The first is that Stansted, which has permission to use its facilities up to a level of 43 million passengers per annum, compared with the present 28 million, is the only airport in the London system with sufficient capacity to cope until further runway capacity is provided. As we seem to find any number of transport schemes where delays occur, I am dubious about the confidence with which Heathrow says that its third runway will be available by 2025. I suspect that it will be later than that. So the only place where new services coming into London can go is Stansted. The airlines are, understandably, very concerned about the quality of the connection to the city and pressure is being exerted. The Manchester Airports Group, the airport operator, is now very concerned about how the problems of the railway line can be overcome. Also, how are we going to get people to fill all the 5,000 or more jobs that are going to be created in the next few years? They will not all be found locally; many will travel from London and the means of doing that has got to be facilitated.

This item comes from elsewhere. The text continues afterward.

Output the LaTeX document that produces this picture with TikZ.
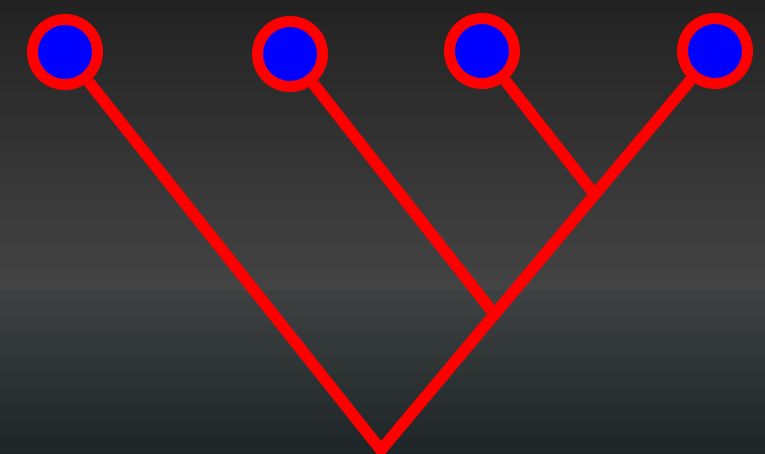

The second problem may seem more minor. Junction 8 on the M11 was the original access to this growing airport and remains important. The decision about the airport was made before a decision about where to put a motorway services area on the M11, and it was then chosen to do it on the same roundabout. I appeared at the public inquiry with the then Member for Hertford and Stortford to object to this. Our pleas were turned down. We were told that we did not know anything about it; the department had the experts; everything was going to be all right. Unfortunately, the whole thing was blocked very quickly after it had opened. More money has had to be spent to try to change the configuration of the roundabout and now even more is going to have to be spent. The simple answer would be to move it, because the congestion problem will not be overcome easily. With more housing planned for the area, the worry is that an inspector conducting an examination of the local plans of some of the immediate housing authorities would ask whether they had taken sufficient account of the capacity of this key roundabout to sustain their plans. That would be a disaster for local authorities.

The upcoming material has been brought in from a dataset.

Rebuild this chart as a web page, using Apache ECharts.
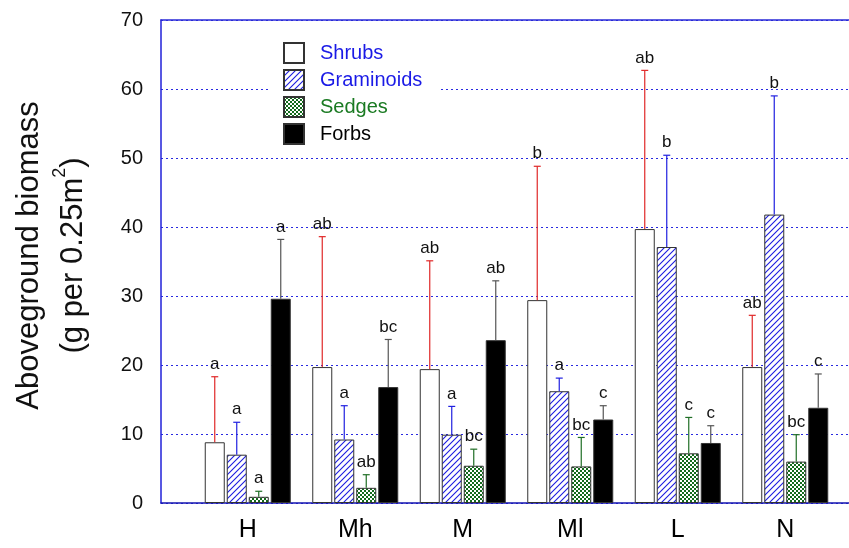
<!DOCTYPE html>
<html>
<head>
<meta charset="utf-8">
<script src="https://cdn.jsdelivr.net/npm/echarts@6/dist/echarts.min.js"></script>
<style>
  html, body { margin: 0; padding: 0; background: #fff; }
  #chart { width: 849px; height: 548px; }
</style>
</head>
<body>
<div id="chart"></div>
<script>
// Site groups along the x axis
const sites = ['H', 'Mh', 'M', 'Ml', 'L', 'N'];
const groupNames = ['Shrubs', 'Graminoids', 'Sedges', 'Forbs'];

// Mean aboveground biomass (g per 0.25 m2) per group and site
const shrubs     = [8.8, 19.7, 19.4, 29.4, 39.7, 19.7];
const graminoids = [7.0, 9.2, 9.9, 16.2, 37.1, 41.8];
const sedges     = [0.9, 2.2, 5.4, 5.3, 7.2, 6.0];
const forbs      = [29.6, 16.8, 23.6, 12.1, 8.7, 13.8];

// Upper end of the error bars
const shrubsErr     = [18.3, 38.6, 35.1, 48.8, 62.7, 27.2];
const graminoidsErr = [11.7, 14.1, 14.0, 18.1, 50.4, 59.0];
const sedgesErr     = [1.7, 4.1, 7.8, 9.5, 12.4, 9.9];
const forbsErr      = [38.2, 23.7, 32.2, 14.1, 11.2, 18.7];

// Significance letters
const shrubsLetters     = ['a', 'ab', 'ab', 'b', 'ab', 'ab'];
const graminoidsLetters = ['a', 'a', 'a', 'a', 'b', 'b'];
const sedgesLetters     = ['a', 'ab', 'bc', 'bc', 'c', 'bc'];
const forbsLetters      = ['a', 'bc', 'ab', 'c', 'c', 'c'];

const yTicks = { min: 0, max: 70, step: 10 };

const FONT = "'Liberation Sans', Arial, Helvetica, sans-serif";

// Fill patterns
function hatchPattern() {
  const s = 6;
  const c = document.createElement('canvas');
  c.width = s; c.height = s;
  const g = c.getContext('2d');
  g.fillStyle = '#fff';
  g.fillRect(0, 0, s, s);
  g.strokeStyle = '#1c1ce0';
  g.lineWidth = 1.1;
  g.beginPath();
  g.moveTo(-1, s + 1); g.lineTo(s + 1, -1);
  g.moveTo(-1, 1); g.lineTo(1, -1);
  g.moveTo(s - 1, s + 1); g.lineTo(s + 1, s - 1);
  g.stroke();
  return c;
}
function checkPattern() {
  const s = 4;
  const c = document.createElement('canvas');
  c.width = s; c.height = s;
  const g = c.getContext('2d');
  g.fillStyle = '#136a1b';
  g.fillRect(0, 0, s, s);
  g.fillStyle = '#ffffff';
  g.fillRect(0, 0, 2, 2);
  g.fillRect(2, 2, 2, 2);
  return c;
}

const fills = [
  '#ffffff',
  { image: hatchPattern(), repeat: 'repeat' },
  { image: checkPattern(), repeat: 'repeat' },
  '#000000'
];
const errColors = ['#e02828', '#2020e0', '#1f6e25', '#555555'];
const legendColors = ['#1a1ae6', '#1a1ae6', '#1a7a22', '#000000'];

const means = [shrubs, graminoids, sedges, forbs];
const errs = [shrubsErr, graminoidsErr, sedgesErr, forbsErr];
const letters = [shrubsLetters, graminoidsLetters, sedgesLetters, forbsLetters];

const BAR_W = 20;
const BAR_STEP = 22;

const barSeries = groupNames.map((name, i) => ({
  name: name,
  type: 'bar',
  xAxisIndex: 1,
  yAxisIndex: 1,
  barWidth: BAR_W,
  barGap: '10%',
  data: means[i],
  itemStyle: { color: fills[i], borderColor: '#333', borderWidth: 1 },
  emphasis: { disabled: true },
  z: 3
}));

const errSeries = groupNames.map((name, i) => ({
  type: 'custom',
  xAxisIndex: 1,
  yAxisIndex: 1,
  z: 4,
  silent: true,
  data: sites.map((s, k) => [k, means[i][k], errs[i][k], letters[i][k]]),
  renderItem: function (params, api) {
    const base = api.coord([api.value(0), api.value(1)]);
    const top = api.coord([api.value(0), api.value(2)]);
    const x = base[0] + (i - 1.5) * BAR_STEP;
    const col = errColors[i];
    return {
      type: 'group',
      children: [
        { type: 'line', shape: { x1: x, y1: base[1], x2: x, y2: top[1] },
          style: { stroke: col, lineWidth: 1.2 } },
        { type: 'line', shape: { x1: x - 3.5, y1: top[1], x2: x + 3.5, y2: top[1] },
          style: { stroke: col, lineWidth: 1.2 } },
        { type: 'text', x: x, y: top[1] - 4,
          style: { text: api.value(3), fill: '#111', font: '17px ' + FONT,
                   align: 'center', verticalAlign: 'bottom' } }
      ]
    };
  }
}));

const chart = echarts.init(document.getElementById('chart'), null, { renderer: 'canvas' });

chart.setOption({
  animation: false,
  backgroundColor: '#fff',
  textStyle: { fontFamily: FONT },
  grid: [
    { left: 161, right: 0, top: 20, bottom: 45, outerBoundsMode: 'none', containLabel: false },
    { left: 194, right: 10, top: 20, bottom: 45, outerBoundsMode: 'none', containLabel: false }
  ],
  legend: {
    orient: 'vertical',
    left: 268,
    top: 34,
    itemWidth: 20,
    itemHeight: 20,
    itemGap: 5,
    padding: [8, 16, 8, 15],
    backgroundColor: '#fff',
    selectedMode: false,
    icon: 'rect',
    data: groupNames.map((n, i) => ({
      name: n,
      textStyle: { color: legendColors[i], fontSize: 20, fontFamily: FONT, padding: [0, 0, 0, 11] }
    }))
  },
  xAxis: [
    { gridIndex: 0, type: 'value', min: 0, max: 1, position: 'bottom',
      axisLine: { show: true, lineStyle: { color: '#1515b0', width: 1.5 } },
      axisTick: { show: false }, axisLabel: { show: false }, splitLine: { show: false } },
    { gridIndex: 1, type: 'category', data: sites, position: 'bottom',
      axisLine: { show: false }, axisTick: { show: false },
      axisLabel: { fontSize: 25, color: '#000', margin: 15, fontFamily: FONT } },
    { gridIndex: 0, type: 'value', min: 0, max: 1, position: 'top',
      axisLine: { show: true, lineStyle: { color: '#2a2ad8', width: 1.5 } },
      axisTick: { show: false }, axisLabel: { show: false }, splitLine: { show: false } }
  ],
  yAxis: [
    { gridIndex: 0, type: 'value', min: yTicks.min, max: yTicks.max, interval: yTicks.step,
      axisLine: { show: true, lineStyle: { color: '#2020d8', width: 1.5 } },
      axisTick: { show: false },
      axisLabel: { fontSize: 20, color: '#111', margin: 18, fontFamily: FONT },
      splitLine: { show: true, lineStyle: { color: '#2a2ae0', type: [2, 3], width: 1.2 } },
      name: 'Aboveground biomass\n(g per 0.25m{sup|2})',
      nameLocation: 'middle',
      nameGap: 66,
      nameRotate: 90,
      nameTextStyle: {
        fontSize: 31, color: '#111', fontFamily: FONT, lineHeight: 44, padding: [0, 0, 0, 12],
        rich: { sup: { fontSize: 18, verticalAlign: 'top', lineHeight: 44, padding: [0, 0, 16, 0] } }
      } },
    { gridIndex: 1, type: 'value', min: yTicks.min, max: yTicks.max, interval: yTicks.step, show: false,
      splitLine: { show: false } }
  ],
  series: barSeries.concat(errSeries)
});
</script>
</body>
</html>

There could be other solutions, to some extent. It would be churlish of me not to acknowledge that there are new trains, except they will not be able to perform to their full capabilities on a track system which has insufficient capacity. Digitalised signalling may mean that more trains can be put into the system, but that does not resolve the problem of the slow and the fast. There are 82 crossings on this railway line between London and Cambridge. Perhaps some of them could be weeded out. Passing loops could possibly be created to provide a few more overtaking opportunities. The airport tunnel is already constrained. There is also the question of whether or not more services might go in to Stratford, taking some of the pressure off Liverpool Street. If track capacity cannot somehow be expanded, even by a small amount, before extra tracks are provided, the only other answer is fewer trains or fewer stops. This would lead, I believe, to a battle royal between the different interest groups and the Secretary of State would find himself an uncomfortable adjudicator. Before it gets to that state, we must have facts on the table—although I recognise that even studying options costs money for Network Rail. Every possible intervention should be assessed for what it could achieve and at what cost, because that is the only way we will be able to persuade alternative funders to come in, for which I know Sir Peter Hendy would be very grateful.

I know that the Government have been persuaded to undertake so many projects but in the end a choice has to be made. I hope that tonight I have gone some way towards persuading the Government how much rests on reducing the restrictions on the UK’s innovation corridor.